A tremendous opportunity, and this is about unearthing the secrets of our climate, unearthing the secrets of our history, in the ice core, and I’ve been fortunate to do ice core exploration work, you discover the history of climate activity over the life of that ice core. And so the bubbles that are found, the concentrations that are found tell us what the climate was like, how it responded, how it acts. And we can learn from that about the very things that will impact on our day to day lives and our trends here in Hobart, here in Tasmania, and here in Australia more broadly.
Beyond the interests of environment and science, we also have the great tasks of national security, and a peaceful cooperative Antarctica is a critical piece of a peaceful cooperative Southern Ocean, and if we have a Southern Ocean which is free of strategic competition, then Australia is safer and the costs for Australians are dramatically lower.
And then last of all we have the economic, and growth and jobs benefits to Hobart and Tasmania, Hobart being the global gateway to the Antarctic. This is about science jobs, education jobs, it’s about logistical jobs, it’s about the attraction of Hobart as a world class visiting point for the creation of climate science, of environmental science, of Antarctic science and for people to participate in that.
So that’s the grand vision, coupled with the interests, then what are the actions which are set out in this 20 Year Strategy and Action Plan for Australia’s Antarctic engagement.
And the actions really boil down to three things. Overall, there’ll be an announcement or there will be an allocation of $255 million of additional new funds over the next 10 years. That is $200 million for firstly the operation of AAD, it’s an average $20 million a year fillip to their budget, that’s tremendously important not just for the work of AAD but, as Nick was explaining, the long term ability to plan science. So more scientists on the ice, but with the ability to look and plan over a series of years. I think that’s exceptionally important.
Then beyond that there’s an additional $55 million for on-ice activities as well and that includes the $45 million for a traverse capability. What does it mean? Look over here at the yellow Hägglunds, this is the sort of thing, but with a newer, better, faster version which can help us with what we’re doing on the ice. So overall we’ll be building the ability to traverse inland, to create science opportunities so our scientists are safe, but they are also more mobile, they’re able to be engaged in the search for the million year ice core, they’re able to be engaged in the search for new information about Antarctic life, about the Antarctic climate and about its impacts as a centrepiece of the global climate system.

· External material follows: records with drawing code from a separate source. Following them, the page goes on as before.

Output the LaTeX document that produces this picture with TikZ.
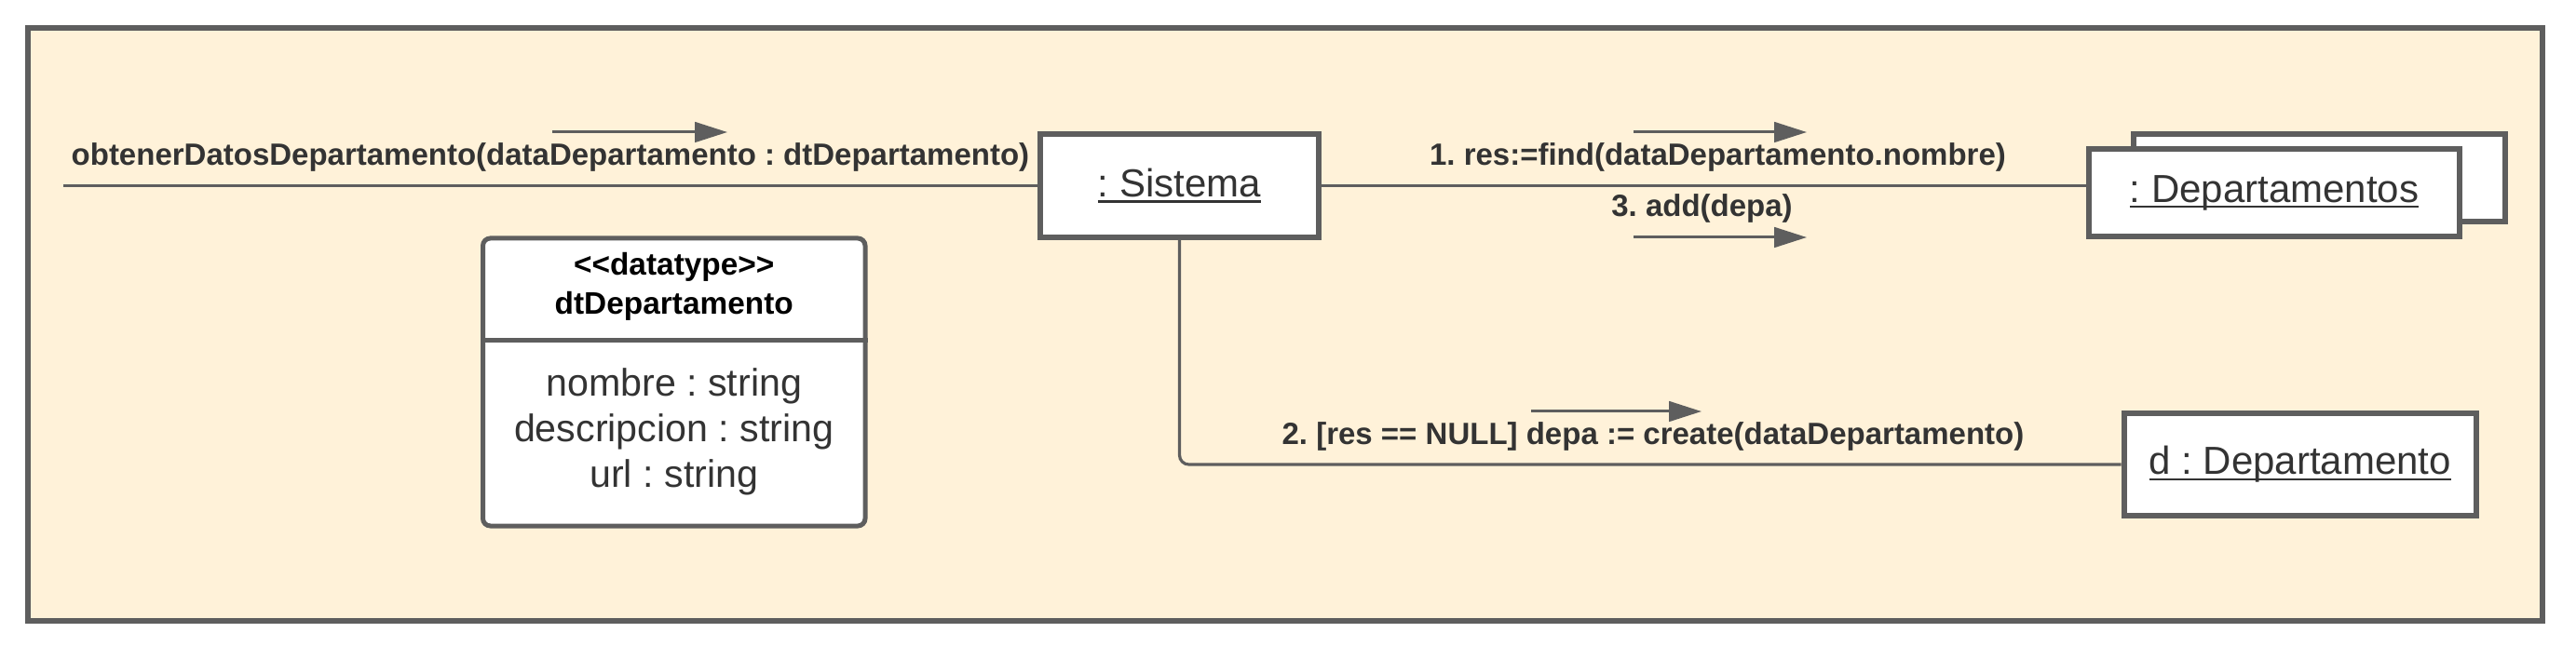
\documentclass[tikz,border=0pt]{standalone}
\usepackage{fontspec}
\setmainfont{Liberation Sans}
\newcommand\objul[1]{\raisebox{1.5pt}{\setbox0\hbox{#1}\rlap{\vrule height -2pt depth 3.2pt width \wd0}\box0}}
\usetikzlibrary{arrows.meta}
\definecolor{frameFill}{HTML}{FFF2D9}
\definecolor{lineGray}{HTML}{5E5E5E}
\definecolor{txt}{HTML}{333333}
\begin{document}
\frenchspacing
\begin{tikzpicture}[x=0.5pt,y=-0.5pt,
  box/.style={draw=lineGray, line width=3pt, fill=white, inner sep=0pt},
  conn/.style={draw=lineGray, line width=1.6pt},
  msg/.style={draw=lineGray, line width=1.5pt, -{Triangle[length=17.5pt,width=10.8pt]}},
  lbl/.style={text=txt, font=\bfseries\fontsize{16.5}{19}\selectfont, inner sep=0pt},
  objtxt/.style={text=txt, font=\fontsize{21}{24}\selectfont}]
\useasboundingbox[fill=white] (0,0) rectangle (2766,694);
\draw[draw=lineGray, line width=3pt, fill=frameFill] (29.7,29.7) rectangle (2729.7,666.7);

% objects
\node[box, objtxt, minimum width=149.5pt, minimum height=55.7pt] (sis) at (1266.5,199.3) {\objul{: Sistema}};
\node[box, minimum width=199.5pt, minimum height=47pt] (depB) at (2490.5,191) {};
\node[box, objtxt, minimum width=199pt, minimum height=47pt] (depF) at (2442,207) {\objul{: Departamentos}};
\node[box, objtxt, minimum width=189.25pt, minimum height=55pt] (dd) at (2469.75,499) {\objul{d : Departamento}};

% datatype class
\node[draw=lineGray, line width=2.5pt, fill=white, rounded corners=4pt, minimum width=205.25pt, minimum height=154.5pt, inner sep=0pt] (dt) at (723.75,410.5) {};
\draw[draw=lineGray, line width=2.5pt] (dt.west |- 0,366) -- (dt.east |- 0,366);
\node[align=center, font=\bfseries\fontsize{16.7}{21}\selectfont, text=black, inner sep=0pt] (dthead) at (723.75,308) {<{}<datatype>{}>\\dtDepartamento};
\node[align=center, font=\fontsize{20.6}{24.5}\selectfont, text=txt, inner sep=0pt] (dtattr) at (723.75,464) {nombre : string\\descripcion : string\\url : string};

% connectors
\coordinate (start) at (68,199.3);
\draw[conn] (start) -- (sis.west);
\draw[conn] (sis.east) -- (sis.east -| depF.west);
\draw[conn, rounded corners=5pt] (sis.south) |- (dd.west);

% message labels
\node[lbl] (m0) at (591,169) {obtenerDatosDepartamento(dataDepartamento : dtDepartamento)};
\node[lbl] (m1) at (1844.5,169) {1. res:=find(dataDepartamento.nombre)};
\node[lbl] (m3) at (1827.5,224) {3. add(depa)};
\node[lbl] (m2) at (1775,469) {2. [res == NULL] depa := create(dataDepartamento)};

% message arrows
\coordinate (a0s) at (593,142); \coordinate (a0e) at (781,142);
\coordinate (a1s) at (1754,142); \coordinate (a1e) at (1940,142);
\coordinate (a3s) at (1754,255); \coordinate (a3e) at (1940,255);
\coordinate (a2s) at (1644,442); \coordinate (a2e) at (1827,442);
\draw[msg] (a0s) -- (a0e);
\draw[msg] (a1s) -- (a1e);
\draw[msg] (a3s) -- (a3e);
\draw[msg] (a2s) -- (a2e);
\end{tikzpicture}
\end{document}
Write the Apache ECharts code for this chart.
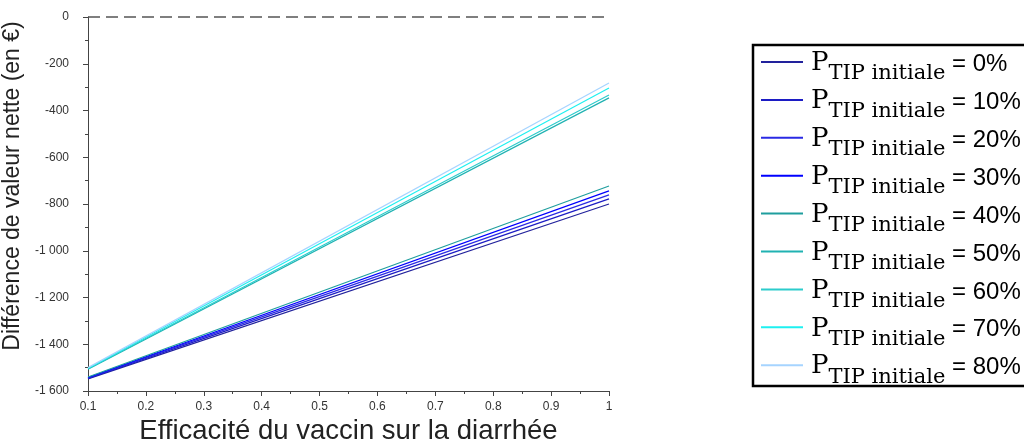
<!DOCTYPE html>
<html>
<head>
<meta charset="utf-8">
<script src="https://cdn.jsdelivr.net/npm/echarts@6/dist/echarts.min.js"></script>
<style>
html,body{margin:0;padding:0;background:#fff;}
#chart{width:1024px;height:443px;}
</style>
</head>
<body>
<div id="chart"></div>
<script>
// Efficacité du vaccin (x) at the two ends of each straight line
var efficacite = [0.1, 1];
// Difference de valeur nette (en €) for each P_TIP initiale
var legendNames = ['0%', '10%', '20%', '30%', '40%', '50%', '60%', '70%', '80%'];
var p0  = [-1548, -800];
var p10 = [-1546, -778];
var p20 = [-1544, -761];
var p30 = [-1542, -744];
var p40 = [-1540, -723];
var p50 = [-1507, -346];
var p60 = [-1505, -334];
var p70 = [-1503, -304];
var p80 = [-1500, -282];
var seriesValues = [p0, p10, p20, p30, p40, p50, p60, p70, p80];
var colors = ['#22229c', '#1c1cc4', '#2a2ae4', '#0000ff', '#1f9e9e', '#20b2b2', '#2ccccc', '#1ef0f0', '#a6d4ff'];
var xTicks = [0.1, 0.2, 0.3, 0.4, 0.5, 0.6, 0.7, 0.8, 0.9, 1];
var yMin = -1600, yMax = 0, yStep = 200;

var chart = echarts.init(document.getElementById('chart'), null, {renderer: 'canvas'});

var series = legendNames.map(function (name, i) {
  var s = {
    name: name,
    type: 'line',
    symbol: 'none',
    data: efficacite.map(function (x, j) { return [x, seriesValues[i][j]]; }),
    lineStyle: {width: 1.2, color: colors[i]},
    itemStyle: {color: colors[i]},
    z: 3
  };
  if (i === 0) {
    s.markLine = {
      silent: true,
      symbol: 'none',
      label: {show: false},
      lineStyle: {type: [12, 6], color: '#555', width: 1.5},
      data: [{yAxis: 0}],
      z: 2
    };
  }
  return s;
});

function fmtThousands(v) {
  var s = Math.abs(v).toString().replace(/\B(?=(\d{3})+(?!\d))/g, ' ');
  return (v < 0 ? '-' : '') + s;
}

var option = {
  animation: false,
  backgroundColor: '#fff',
  grid: {left: 88, right: 415, top: 17, bottom: 52, containLabel: false, outerBoundsMode: 'none'},
  xAxis: {
    type: 'value',
    min: xTicks[0],
    max: xTicks[xTicks.length - 1],
    interval: 0.1,
    name: 'Efficacité du vaccin sur la diarrhée',
    nameLocation: 'middle',
    nameGap: 24,
    nameTextStyle: {fontFamily: 'Liberation Sans', fontSize: 27.5, color: '#222'},
    axisLine: {show: true, onZero: false, lineStyle: {color: '#444', width: 1}},
    axisTick: {show: true, inside: false, length: 5, lineStyle: {color: '#444'}},
    minorTick: {show: true, splitNumber: 2, length: 3, lineStyle: {color: '#444'}},
    splitLine: {show: false},
    axisLabel: {
      margin: 10,
      fontFamily: 'Liberation Sans',
      fontSize: 12,
      color: '#333',
      formatter: function (v) { return String(+v.toFixed(2)); }
    }
  },
  yAxis: {
    type: 'value',
    min: yMin,
    max: yMax,
    interval: yStep,
    name: 'Différence de valeur nette (en €)',
    nameLocation: 'middle',
    nameGap: 44,
    nameTextStyle: {fontFamily: 'Liberation Sans', fontSize: 23, color: '#222', padding: [0, 0, 0, 36]},
    axisLine: {show: true, onZero: false, lineStyle: {color: '#444', width: 1}},
    axisTick: {show: true, inside: false, length: 5, lineStyle: {color: '#444'}},
    minorTick: {show: true, splitNumber: 2, length: 3, lineStyle: {color: '#444'}},
    splitLine: {show: false},
    axisLabel: {
      margin: 19,
      fontFamily: 'Liberation Sans',
      fontSize: 12,
      color: '#333',
      formatter: fmtThousands
    }
  },
  legend: {
    orient: 'vertical',
    left: 752,
    top: 44,
    width: 330,
    icon: 'rect',
    itemWidth: 42,
    itemHeight: 2,
    itemGap: 3.9,
    padding: [6.5, 80, 0, 9],
    borderWidth: 0,
    selectedMode: false,
    data: legendNames,
    formatter: function (name) {
      return '{t| }{p|P}{s|TIP initiale}{e| = ' + name + '}';
    },
    textStyle: {
      color: '#000',
      rich: {
        t: {fontSize: 1, lineHeight: 45, verticalAlign: 'bottom', width: 0},
        p: {fontFamily: 'DejaVu Serif', fontSize: 26, color: '#000', verticalAlign: 'bottom', padding: [0, 0, 8, 3], lineHeight: 26},
        s: {fontFamily: 'DejaVu Serif', fontSize: 21, color: '#000', verticalAlign: 'bottom', lineHeight: 21},
        e: {fontFamily: 'Liberation Sans', fontSize: 24, color: '#000', verticalAlign: 'bottom', padding: [0, 0, 8, 0], lineHeight: 24}
      }
    }
  },
  graphic: [{
    type: 'rect',
    silent: true,
    z: 10,
    shape: {x: 753, y: 45, width: 330, height: 341},
    style: {fill: 'none', stroke: '#000', lineWidth: 2.5}
  }],
  series: series
};
chart.setOption(option);
</script>
</body>
</html>
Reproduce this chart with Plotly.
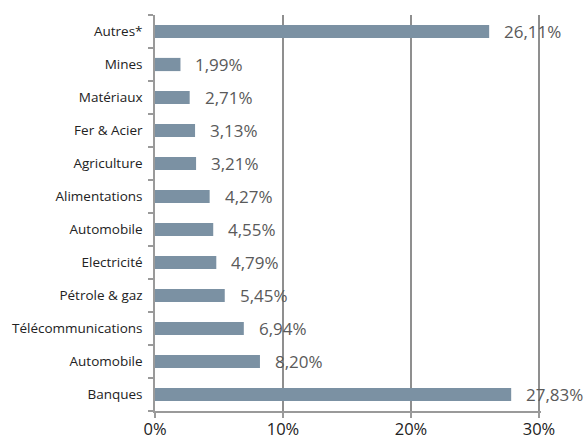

And then there is $10 million, which is for the feasibility study for the bankability study for an all year round runway. This will look at the question of is it economically feasible and attractive, is it physically feasible and achievable and if so where and how should it be built? There will be testing involved, and that’s a really important project.
But right now, a new traverse capability which will give our scientists an unparalleled opportunity and put us right at the forefront, and then the next step, and that comes on top of the announcement only last week of ‘green for go’ for the Hobart runway which will be extended, and in a short period of time that will mean that there’s an extra capability for heavy lift, for extra science through aerial transportation to Antarctica.
There’s one more element, and that of course is the new icebreaker, I will say we are very close to a very significant announcement on a new icebreaker and the full funding for that will be announced in due course. Our negotiators are working very hard and I expect an announcement on that in the imminent future.
Put together, this is the greatest investment in Antarctic research in Australian history and it’s a tribute to all of the scientists here.